New listings are up significantly — roughly 9-10% more than a year ago. Active listings are also rising, giving buyers more choice.
Because listings are growing faster than demand in many segments, there is more leverage for buyers. Homes are staying on market longer than in tighter years.
2. Prices & Types
The average sold price in the GTA across all property types is down compared to last year. For example, condos are one of the weaker segments: prices are dropping, and sales/slower demand.
Detached homes are still expensive, but their year-over-year decline is steeper than some other property types.

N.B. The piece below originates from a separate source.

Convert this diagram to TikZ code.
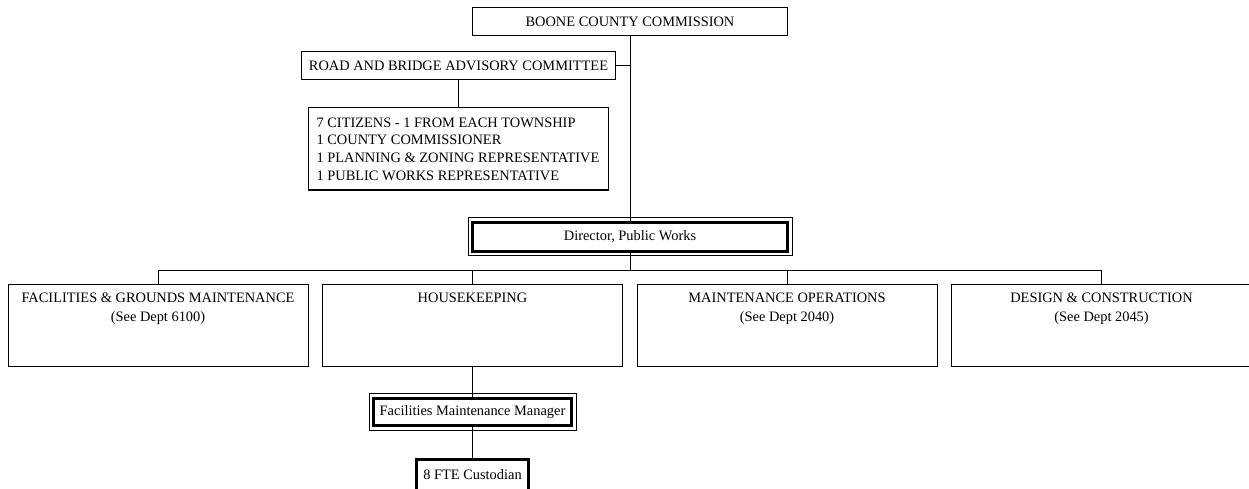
\documentclass[tikz,border=0pt]{standalone}
\usepackage{fontspec}
\setmainfont{Liberation Serif}
\begin{document}
\begin{tikzpicture}[x=1pt,y=-1pt,
  font=\fontsize{14.4}{19.4}\selectfont,
  box/.style={draw, line width=1pt, inner sep=0pt, outer sep=0pt},
  heavybox/.style={draw, line width=3pt, inner sep=0pt, outer sep=0pt},
  conn/.style={line width=1pt},
  txt/.style={inner sep=0pt, outer sep=0pt, align=center}]
\useasboundingbox (0,0) rectangle (1249,489);

% top part
\node[box, minimum width=315pt, minimum height=28pt] (boone) at (630,22) {BOONE COUNTY COMMISSION};
\node[box, minimum width=314pt, minimum height=28pt] (road) at (458.5,66) {ROAD AND BRIDGE ADVISORY COMMITTEE};
\node[box, minimum width=300pt, minimum height=82pt, align=left,
      font=\fontsize{14.4}{17.7}\selectfont] (cit) at (458,149)
  {7 CITIZENS - 1 FROM EACH TOWNSHIP\\1 COUNTY COMMISSIONER\\1 PLANNING \& ZONING REPRESENTATIVE\\1 PUBLIC WORKS REPRESENTATIVE};

% director (double frame)
\node[heavybox, minimum width=315pt, minimum height=29pt] (dir) at (630,236.7) {Director, Public Works};
\draw[conn] ([shift={(-4.5,-4.5)}]dir.north west) rectangle ([shift={(4.5,4.5)}]dir.south east);

% lower boxes
\node[box, minimum width=300pt, minimum height=82pt] (fac) at (158,325) {};
\node[box, minimum width=300pt, minimum height=82pt] (hk) at (472.5,325) {};
\node[box, minimum width=300pt, minimum height=82pt] (mo) at (787,325) {};
\node[box, minimum width=300pt, minimum height=82pt] (dc) at (1101.5,325) {};
\node[txt, anchor=north] (facT) at ([yshift=-9pt]fac.north) {FACILITIES \& GROUNDS MAINTENANCE\\(See Dept 6100)};
\node[txt, anchor=north] (hkT) at ([yshift=-9pt]hk.north) {HOUSEKEEPING};
\node[txt, anchor=north] (moT) at ([yshift=-9pt]mo.north) {MAINTENANCE OPERATIONS\\(See Dept 2040)};
\node[txt, anchor=north] (dcT) at ([yshift=-9pt]dc.north) {DESIGN \& CONSTRUCTION\\(See Dept 2045)};

% manager (double frame) and custodian
\node[heavybox, minimum width=198pt, minimum height=27.6pt] (mgr) at (472.5,412) {Facilities Maintenance Manager};
\draw[conn] ([shift={(-4.5,-4.5)}]mgr.north west) rectangle ([shift={(4.5,4.5)}]mgr.south east);
\node[heavybox, minimum width=112pt, minimum height=33pt] (cust) at (472.5,476) {};
\node[txt] (custT) at (472.5,474.5) {8 FTE Custodian};

% connectors
\draw[conn] (boone.south) -- (dir.north);
\draw[conn] (road.east) -- (road.east -| boone.south);
\draw[conn] (road.south) -- (road.south |- cit.north);
\coordinate (busL) at (158,270.5);
\coordinate (busR) at (1101.5,270.5);
\draw[conn] (busL) -- (busR);
\draw[conn] (dir.south) -- (dir.south |- busL);
\draw[conn] (fac.north) -- (busL);
\draw[conn] (hk.north) -- (hk.north |- busL);
\draw[conn] (mo.north) -- (mo.north |- busL);
\draw[conn] (dc.north) -- (busR);
\draw[conn] (hk.south) -- (mgr.north);
\draw[conn] (mgr.south) -- (cust.north);
\end{tikzpicture}
\end{document}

Low-rise homes (detached/semi/townhouses) are down ~27% from their February 2022 peak.
3. Interest Rates, Confidence, and Negotiation
Buyers are hesitant: interest rates remain a concern, and economic / employment uncertainties are weighing on consumer confidence.
Possible rate cuts (or at least expectation thereof) are in the air, which could draw more buyers off the sidelines.
Because many homes now have more supply and fewer bidding wars, conditional offers are doing better. Homes that are staged or move-in ready are doing relatively well; ones needing renovation or in oversupplied areas are taking longer to sell or require price adjustments.
1. Rental Price Trends
Average rent (all types, all bedroom counts) in Toronto is about $2,600/month per Zillow data, which is slightly down (about $100) year-over-year.
Median rent across all types is ~$2,459/month in Toronto, down ~4% over the past year.
One-bedroom unfurnished units in Toronto are about $2,050/month, down slightly compared to last month; furnished one-bedrooms saw a small month-over-month increase to ~$2,031.
2. Supply & Vacancy / Competition
Rental listings are relatively abundant; for many renters, more options exist now, especially for unfurnished units outside the downtown core.
Downtown and “hot-neighbourhoods” still see strong demand, which helps fuel slightly higher rents, especially for well-maintained or furnished spaces.
Here are items that buyers/renters should keep an eye on:
Interest Rate Moves: If the Bank of Canada reduces rates, we might see increased bidding and price stabilization. For now, rates are keeping many buyers cautious.
Economic/Job Market Conditions: Uncertainty in employment or inflation could dampen buyer appetite further or slow rent growth if people become more cost-conscious.
Inventory Trends: Because supply is rising, buyers have more negotiation power. Sellers need to price well and possibly offer incentives.
Quality / Condition Divide: There’s a widening gap between properties that are move-in ready / desirable location vs older / less well-maintained homes. The former are holding value better.
For Buyers:
Because supply is better now, this could be a good window to buy — negotiating power is increased.
Focus on condition: a home that needs little work will often save you more in the long-run (closing costs, renovations).
Get pre-approval and be ready; if rates drop or confidence improves, more competition may return.
For Renters:
Look outside downtown if possible—prices are somewhat lower and there’s more supply in peripheral areas.
Consider unfurnished units if you have furniture—or shared spaces—to save.
Be ready to act quickly for better units; condos and well-located or well-kept units still go fast.